However, I am guessing that most (or many) flex/float owners did not reserve their unit/week as soon as they could and other flex/float owners would have access to it in a month or so. As such, there were more choices for the "early birds".  However, if the unit/week is given to the Trust, then the flex/float owners will not have access to it.  As more people convert, the more the choices for the non-converters go down.

Please note that all of this is based on the assumption that flex/float owners have a legal right to first occupancy of their unit/week.

In many systems, the actual deed is transferred to the Trust which allows the Trust to really know that they will get that unit/week (ie., no paperwork snafus, maintenance, etc., fees will have been paid on time, etc.)

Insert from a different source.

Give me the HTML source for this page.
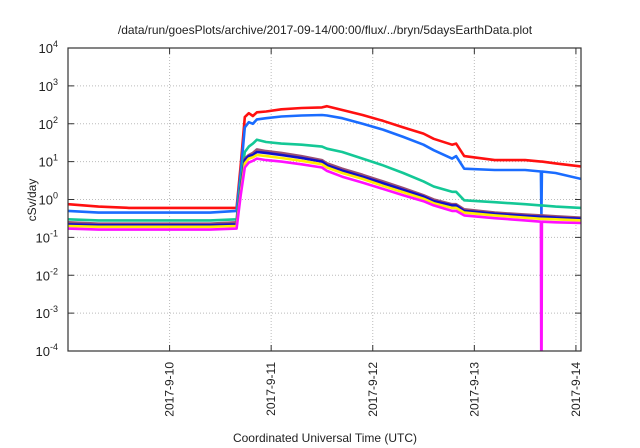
<!DOCTYPE html>
<html><head><meta charset="utf-8"><style>
html,body{margin:0;padding:0;background:#fff;}
svg{display:block;font-family:"Liberation Sans",sans-serif;}
</style></head><body>
<svg id="chart" width="640" height="448" xmlns="http://www.w3.org/2000/svg">
<text x="325" y="34" font-size="12" text-anchor="middle" fill="#222">/data/run/goesPlots/archive/2017-09-14/00:00/flux/../bryn/5daysEarthData.plot</text>
<text transform="translate(36,200) rotate(-90)" font-size="12" text-anchor="middle" fill="#222">cSv/day</text>
<text x="325" y="442" font-size="12" text-anchor="middle" fill="#222">Coordinated Universal Time (UTC)</text>
<g id="grid"></g><g id="series"></g><g id="axes"></g>
</svg>
<script>
const xTickLabels=["2017-9-10","2017-9-11","2017-9-12","2017-9-13","2017-9-14"];
const xTickDays=[1,2,3,4,5];
const yTickExps=[-4,-3,-2,-1,0,1,2,3,4];
const times=[0,0.3,0.6,1.0,1.4,1.66,1.70,1.74,1.78,1.82,1.86,1.95,2.1,2.3,2.5,2.55,2.7,2.9,3.1,3.3,3.5,3.6,3.78,3.82,3.9,4.2,4.5,4.655,4.66,4.665,4.8,5.05];
const red=[0.75,0.65,0.6,0.6,0.6,0.6,8,150,190,160,200,210,240,260,270,290,230,170,120,80,55,40,28,30,14,11,11,10,10,10,9,7.5];
const blue=[0.5,0.45,0.45,0.45,0.45,0.5,5,80,110,100,130,140,155,165,170,165,140,100,70,45,28,20,12,14,6.5,6,6,5.5,0.35,5.5,5,3.5];
const green=[0.3,0.28,0.28,0.28,0.28,0.3,3,18,25,30,38,33,30,28,25,22,18,12,8,5,3,2.2,1.6,1.6,0.95,0.85,0.75,0.7,0.7,0.7,0.65,0.6];
const purple=[0.25,0.23,0.23,0.23,0.23,0.25,2,12,15,17,21,19,17,14,11,9,6.5,4.5,3,2,1.3,1.0,0.75,0.75,0.55,0.45,0.4,0.38,0.38,0.38,0.36,0.33];
const darkblue=[0.22,0.21,0.21,0.21,0.21,0.22,1.8,11,14,15,18,17,15,12.5,10,8,5.8,4,2.7,1.8,1.2,0.9,0.7,0.7,0.5,0.42,0.37,0.35,0.35,0.35,0.33,0.31];
const yellow=[0.2,0.19,0.19,0.19,0.19,0.2,1.5,9,12,13,15,14,12.5,10.5,8.5,7,5,3.5,2.3,1.55,1.05,0.8,0.6,0.6,0.45,0.38,0.33,0.31,0.31,0.31,0.3,0.28];
const magenta=[0.17,0.16,0.16,0.16,0.16,0.17,1.3,7,9.5,10.5,12,11,10,8.5,7,5.7,4,2.8,1.9,1.3,0.9,0.7,0.5,0.5,0.38,0.32,0.28,0.26,0.000001,0.26,0.25,0.24];

const L=68,R=581,T=48,B=351,D0=0,D1=5.05;
const NS="http://www.w3.org/2000/svg";
function xs(d){return L+(d-D0)/(D1-D0)*(R-L);}
function ys(v){const e=Math.log10(v);return B-(e+4)/8*(B-T);}
function mk(tag,attrs,parent){const el=document.createElementNS(NS,tag);for(const k in attrs)el.setAttribute(k,attrs[k]);parent.appendChild(el);return el;}
const grid=document.getElementById('grid'),axes=document.getElementById('axes'),ser=document.getElementById('series');
yTickExps.forEach(e=>{
  const y=ys(Math.pow(10,e));
  if(e>-4&&e<4){const g=mk('line',{x1:L,x2:R,y1:y,y2:y,stroke:'#bbb','stroke-dasharray':'1,2','stroke-width':1},grid);
  
  }
  mk('line',{x1:L,x2:L+6,y1:y,y2:y,stroke:'#333'},axes);
  mk('line',{x1:R-6,x2:R,y1:y,y2:y,stroke:'#333'},axes);
  const t=mk('text',{x:58,y:y+5,'font-size':13,'text-anchor':'end',fill:'#222'},axes);
  
  
  t.textContent='10';
  const s=mk('tspan',{dy:-6,'font-size':9},t);s.textContent=String(e);
});
xTickDays.forEach((d,i)=>{
  const x=xs(d);
  const g=mk('line',{x1:x,x2:x,y1:T,y2:B,stroke:'#bbb','stroke-dasharray':'1,2'},grid);
  
  
  mk('line',{x1:x,x2:x,y1:B-6,y2:B,stroke:'#333'},axes);
  mk('line',{x1:x,x2:x,y1:T,y2:T+6,stroke:'#333'},axes);
  const t=mk('text',{transform:`translate(${x+4},362) rotate(-90)`,'font-size':12,'text-anchor':'end',fill:'#222'},axes);
  
  
  t.textContent=xTickLabels[i];
});
const fr=mk('rect',{x:L,y:T,width:R-L,height:B-T,fill:'none',stroke:'#333','stroke-width':1.2},axes);


const cp=mk('clipPath',{id:'clip'},document.getElementById('chart'));
mk('rect',{x:L,y:T,width:R-L,height:B-T},cp);
ser.setAttribute('clip-path','url(#clip)');
const seriesList=[["red",red,"#ff1010"],["blue",blue,"#1a6cff"],["green",green,"#14c896"],["purple",purple,"#9a4f74"],["darkblue",darkblue,"#1010cc"],["yellow",yellow,"#ffee00"],["magenta",magenta,"#ff10ff"]];
seriesList.forEach(([nm,vals,col])=>{
  const pts=times.map((t,i)=>xs(t).toFixed(1)+','+ys(vals[i]).toFixed(1)).join(' ');
  const p=mk('polyline',{points:pts,fill:'none',stroke:col,'stroke-width':2.6,'stroke-linejoin':'round'},ser);
  
  
});
</script>
</body></html>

Is my assumption on first occupancy correct?

Charles


----------



## Werner (Mar 28, 2008)

re: 13 months.... We have not had any difficulty getting home resort Poipu reservations 12 months out.  Since Poipu is around 90% sold out, I doubt that the extra month will ever make much difference.  Poipu and Ka'anapali are the jewels in the Trust's crown.  Do a search for Ka'anapali and you will see that there are also lots of units available 10 months out.  That's the earliest non-Ka'anapali (and non-Trust) Diamond owners can reserve.  We heard the 13 month story also but it didn't carry much weight with us.

BTW, Diamond member/owners can make reservations 365 days out, non-Diamond owners get 360 days.  As far as I can tell that doesn't make much difference either but we always call 365 days out.


----------



## T_R_Oglodyte (Mar 28, 2008)

CharlesS said:


> Please note that all of this is based on the assumption that flex/float owners have a legal right to first occupancy of their unit/week.
> 
> …
> 
> ...



No.  It is absolutely and totally the opposite.  

The assignment of unit and week number to deeds is solely for inventory tracking purposes (to assure that each interest sold corresponds to a specific real ownership). The CC&R are explicit that an owner has no specific rights of any type associated with the unit and interval in the owner's deed.


----------



## daventrina (Mar 28, 2008)

Note 1: Diamond at Tahoe only seemed interested in buying our week back if we bought more points in the CA trust.

Note 2: The promised that each ownership type has a separate pool of units to support the required reservations and that they will not allow trust 13 month owners to reserve out of the 12 month pre trust pool.

Note 3: They wanted $16k for 4000 points so we could become élite wherein we would be able to do things that we should be able to do anyway.


----------



## T_R_Oglodyte (Mar 28, 2008)

daventrina said:


> …Note 2: The promised that each ownership type has a separate pool of units to support the required reservations and that they will not allow trust 13 month owners to reserve out of the 12 month pre trust pool.…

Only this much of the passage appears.